I see this message in Dynatrace->Server->Settings asking me to partition my database. So far I have not done the partitioning. Will there be any adverse effects if I do not do this?
Database partition is mandatory in case of XLarge and Plus environments.
Check the following link for the 'Database Server / Performance Warehouse Best Practices' and the 'Performance Warehouse Administration':
Here's what will likely happen. As the PW gets bigger and bigger in your XLarge environment, the purge job will become slower and slower, to the point that it will run for hours and eventually not finish. When the PW is partitioned, the purge job can be accomplished by dropping a partition (as opposed to huge numbers of logged row deletes). This is really fast.
I ran across this "rule of thumb" in an internal support document:
As partitioning will add additional complexity in database administration, is should only used when the aging task runs very long ( > 10 hours).
I like this rule, since sometimes we purposely over provision the server to make use more memory and cores, but may not sure if the DB really needs to be partitioned or not.

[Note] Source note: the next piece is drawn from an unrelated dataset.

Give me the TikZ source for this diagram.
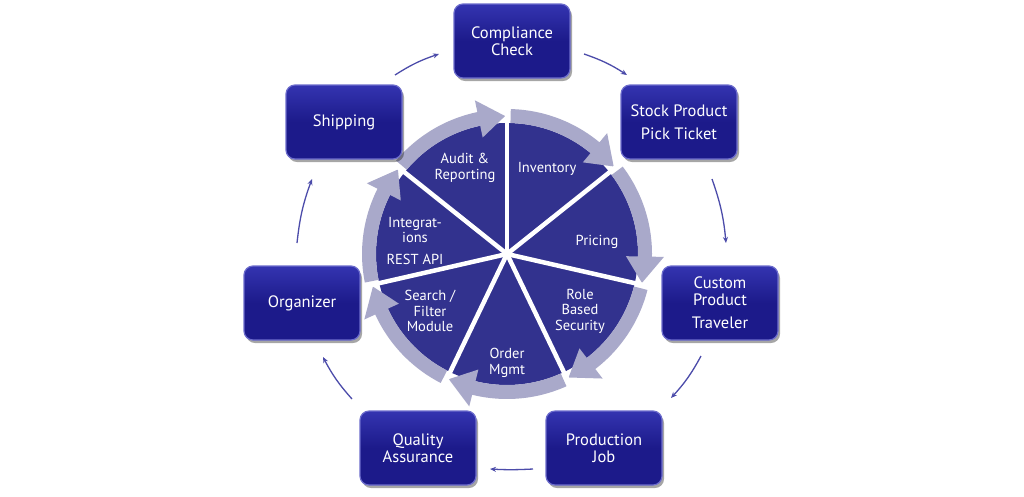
\documentclass[tikz,border=0pt]{standalone}
\usepackage{fontspec}
\setmainfont{PT Sans}
\usetikzlibrary{shadows,arrows.meta}
\definecolor{boxblue}{HTML}{1C1A8A}
\definecolor{boxtop}{HTML}{3434B0}
\definecolor{boxedge}{HTML}{6C6CCC}
\definecolor{piecol}{HTML}{32328E}
\definecolor{ringcol}{HTML}{A9A9CA}
\definecolor{conncol}{HTML}{4C4CAA}
\tikzset{
  box/.style={rounded corners=9pt, minimum width=116pt, minimum height=74pt,
    top color=boxtop, bottom color=boxblue, middle color=boxblue, draw=boxedge, line width=1.2pt,
    text=white, align=center, font=\fontsize{16.5}{17}\selectfont,
    drop shadow={shadow xshift=2pt, shadow yshift=-3pt, opacity=0.35, fill=black}},
  pielabel/.style={text=white, align=center, font=\fontsize{14.5}{15.5}\selectfont},
  conn/.style={draw=conncol, line width=1.3pt, -{Stealth[length=6pt,width=5pt]}},
}
\begin{document}
\begin{tikzpicture}[x=1pt,y=-1pt]
\path[use as bounding box, fill=white] (0,0) rectangle (1024,496);
% pie
\begin{scope}[shift={(507,254)}, x=1pt, y=1pt]
  \fill[piecol] (0,0) circle[radius=131];
  \foreach \k in {0,...,6}{
    \pgfmathsetmacro{\s}{90-\k*360/7-1.5}
    \pgfmathsetmacro{\tip}{90-(\k+1)*360/7+0.8}
    \pgfmathsetmacro{\eh}{\tip+11}
    \fill[ringcol] (\s:145) arc[start angle=\s, end angle=\eh, radius=145]
      -- (\eh:157) -- (\tip:138) -- (\eh:119) -- (\eh:131)
      arc[start angle=\eh, end angle=\s, radius=131] -- cycle;
  }
  \foreach \k in {0,...,6}{
    \pgfmathsetmacro{\a}{90-\k*360/7}
    \draw[white, line width=4.5pt] (0,0) -- (\a:150);
  }
\end{scope}
\node[pielabel] (audit) at (465,168) {Audit \&\\Reporting};
\node[pielabel] (inv) at (547,169) {Inventory};
\node[pielabel] (pricing) at (597,242) {Pricing};
\node[pielabel] (role) at (580,311) {Role\\Based\\Security};
\node[pielabel] (order) at (507,363) {Order\\Mgmt};
\node[pielabel] (search) at (430,311) {Search /\\Filter\\Module};
\node[pielabel] (integ) at (415,241) {Integrat-\\ions\\[6pt]REST API};
% boxes
\node[box] (comp) at (512,41) {Compliance\\Check};
\node[box] (stock) at (679,122) {Stock Product\\[6pt]Pick Ticket};
\node[box] (custom) at (720,303) {Custom\\Product\\[6pt]Traveler};
\node[box] (prod) at (604,448) {Production\\Job};
\node[box] (qa) at (418,448) {Quality\\Assurance};
\node[box] (org) at (302,303) {Organizer};
\node[box] (ship) at (344,122) {Shipping};
% connectors
\coordinate (c1a) at (395,75);  \coordinate (c1b) at (439,54);
\coordinate (c2a) at (584,54);  \coordinate (c2b) at (627,75);
\coordinate (c3a) at (712,179); \coordinate (c3b) at (726,243);
\coordinate (c4a) at (701,356); \coordinate (c4b) at (671,398);
\coordinate (c5a) at (533,469); \coordinate (c5b) at (490,469);
\coordinate (c6a) at (352,399); \coordinate (c6b) at (323,357);
\coordinate (c7a) at (297,243); \coordinate (c7b) at (312,179);
\draw[conn] (c1a) to[bend left=7] (c1b);
\draw[conn] (c2a) to[bend left=7] (c2b);
\draw[conn] (c3a) to[bend left=7] (c3b);
\draw[conn] (c4a) to[bend left=7] (c4b);
\draw[conn] (c5a) to[bend left=3] (c5b);
\draw[conn] (c6a) to[bend left=7] (c6b);
\draw[conn] (c7a) to[bend left=7] (c7b);
\end{tikzpicture}
\end{document}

Using this rule of thumb allows observation of a concrete metric to determine when partitioning is necessary.
If you want to go with this rule of thumb, just periodically check under Status Overview/Tasks and Monitors, find the "Performance Warehouse Clean Up Task". On the leaf node, right click and select "Details" and check the "Duration".
We recently switched to XLarge64 staying on an unpartitioned DB. It massively increased our AppMon performance but the cleanup task time didn't increase.
I use the "Performance Warehouse - Write" dashboard to monitor the Cleanup Task and the Measure Health to monitor the number of measures that we manage: it's incredible how easy is to lose control on them and on BT.
I see this message in Incidents for the last three days:-
Daily Performance Warehouse Summary (Events and Exceptions)
Exceeded time for writing measurements - Count: 6
No exceptions since last summary.
Is this related?
That incident means the time spent writing measures is too high, and that the PWH is not able to keep up with the measure writing load it is taking on. Have you looked at the "Performance Warehouse - Write" dashboard? It will show if the time spent is consistently high or just having a few blips of taking too long.
Here is the explanation.
This may be due to dynaTrace server is getting overloaded by the data coming into the server and when inserting the data into the database,
the clean-up task in the database might taking too long to age/delete old data. The data backs up on the server while the tables
are locked and this carries over into the normal operations when load is much higher.
To combat this you can change the repository clean-up task from 2am to 8pm to allow much more time of off-peak hours to complete the task.
The data backing up in the server and new incoming data is filling up the server memory and cause performance issues.
The partitioning job helps reduce the time of the clean-up task in the warehouse so that the deletion job is removed from the clean-up task
since the data is stored in partitions for each day. When it is time to remove the already aged-data, it is as simple as deleting the partition
instead of a long delete statement with timestamps.